Vigie, septembre 2024

 

La nature nous sauvera ?

 

 

J’ai lu dans Psychologie positive et écologie de Lisa Garnier que des études avaient montré les prodigieux bienfaits de la simple présence d’un paysage ne serait-ce qu’un peu naturel, avec des arbres par exemple, en matière de santé physique et mentale. Indépendamment de la dimension utilitariste et de la pauvreté du rapport homme-nature que cette approche suppose (« prends un doliprane ou va faire un tour quand t’as mal à la tête ! »), le propos m’a souvent laissé un peu dubitatif quant à sa légitimité scientifique. À ce compte-là, les gens de la campagne devraient être bien plus heureux que ceux de la ville, ce dont je doute. Ils devraient aussi être plus ouverts, moins aigris, moins voter pour l’extrême droite : il n’en est rien. Je suis d’accord pourtant pour reconnaître le pouvoir rassérénant du dehors, bien sûr, pour peu qu’on soit un peu capable de laisser se dissoudre dans l’air trempé de septembre les petits kystes d’anxiété…

À dire vrai, il pleut si fort ce matin que c’est toute la vallée qui semble bien partie pour se dissoudre, et moi avec. Cette pluie, comme souvent, me réjouit, parce qu’elle est musicale, parce qu’elle fait tout briller et parce qu’elle favorise la poussée de ces excellents cèpes dont je me régale depuis quelques jours, les cueillant au hasard du chemin sans les chercher, en petites quantités chaque fois car cela suffit bien à parfumer un plat. « Si je cherche je ne trouve pas », me dis-je par facilité, aussi je fais semblant de rien — mais scruter les bords du chemin avec une telle intensité, est-ce que ce n’est pas un peu chercher quand même ?

Je scrute tout ce que je peux scruter, je hume tout ce que je peux humer, oubliant pour de bon mes velléités de cueillette. Il y a le ballet des limaces et des escargots, le souffle parfumé du torrent qui monte du ravin avec ses fragrances de mûres et de fougères, il y a le sol fleuri de dizaines et même de centaines de tout petits champignons que je ne connais pas mais qui sont reliés, je le sais et le sens, par des milliers de rhizomes souterrains aux arbres alentours, reliés plus finement, plus fermement que je ne le serai jamais en tant que bipède pensant de passage. Il y a la cascade qui déborde et le Gelon en crue que Nouchka n’ose plus traverser. Il y a la feuille très jaune d’un érable posée en équilibre sur un rocher cerné par l’écume. Il y a cette odeur d’eau et d’impatientes, quand on s’éloigne de la passerelle, qui fait pousser un soupir d’aise. Il y a cette éclaircie au bout de la haie des aulnes, et les coprins près du pont – certains tout décatis déjà, et des neufs qui les remplacent.

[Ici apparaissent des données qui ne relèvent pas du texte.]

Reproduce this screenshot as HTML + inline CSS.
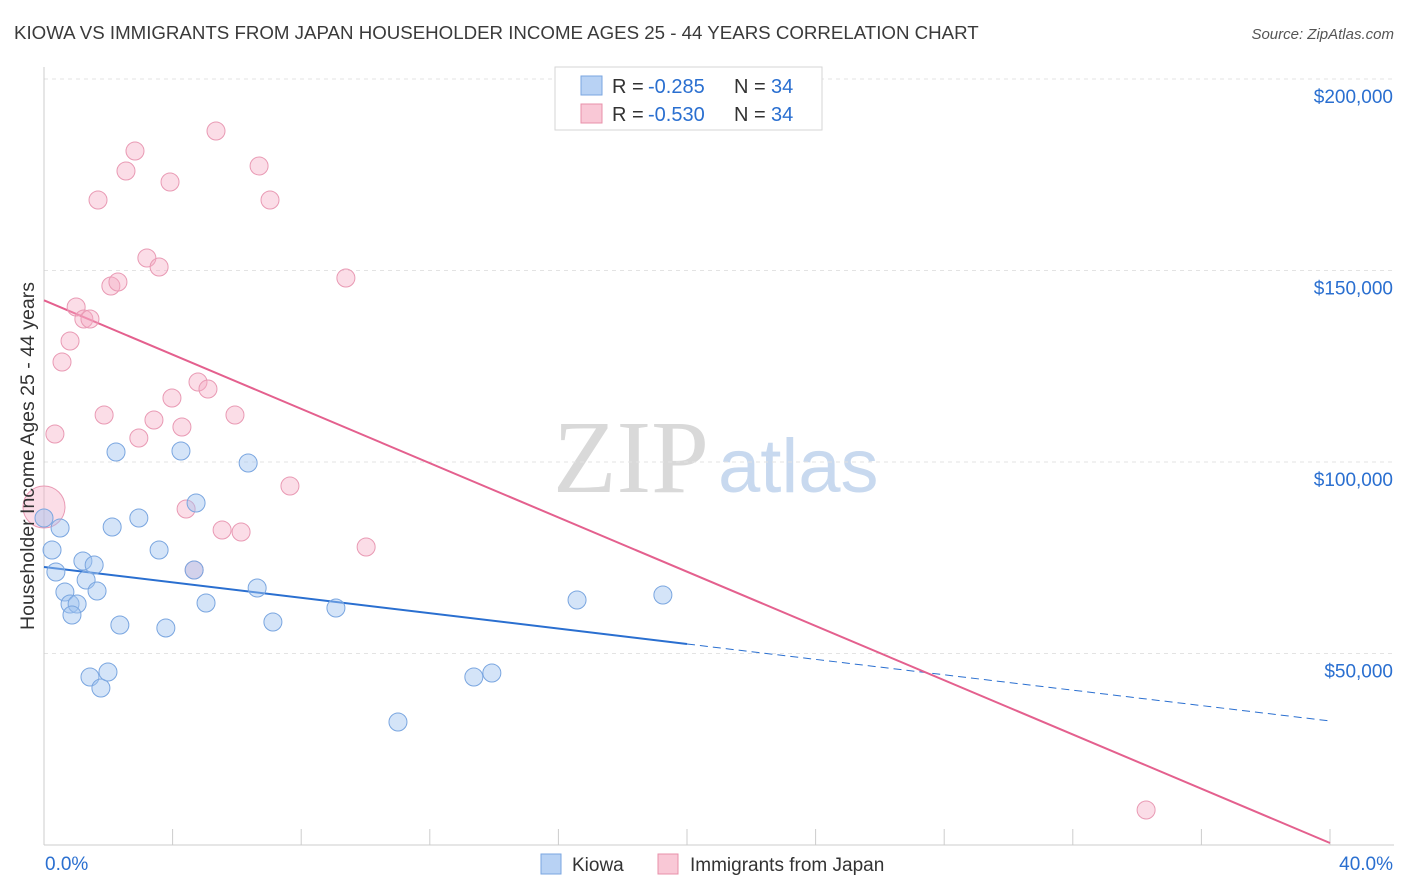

Comme s’il avait senti mon envie de prolonger l’escapade, Rimski choisit le plus long chemin. Des pensées ressurgissent au virage, puis le cri d’un geai m’en détache. La martre détale et les chiens  tentent de lui courir après.

Je cueille dans la mousse plusieurs poignées de girolles, puis regagne mon poste de vigie au moment où l’averse reprend.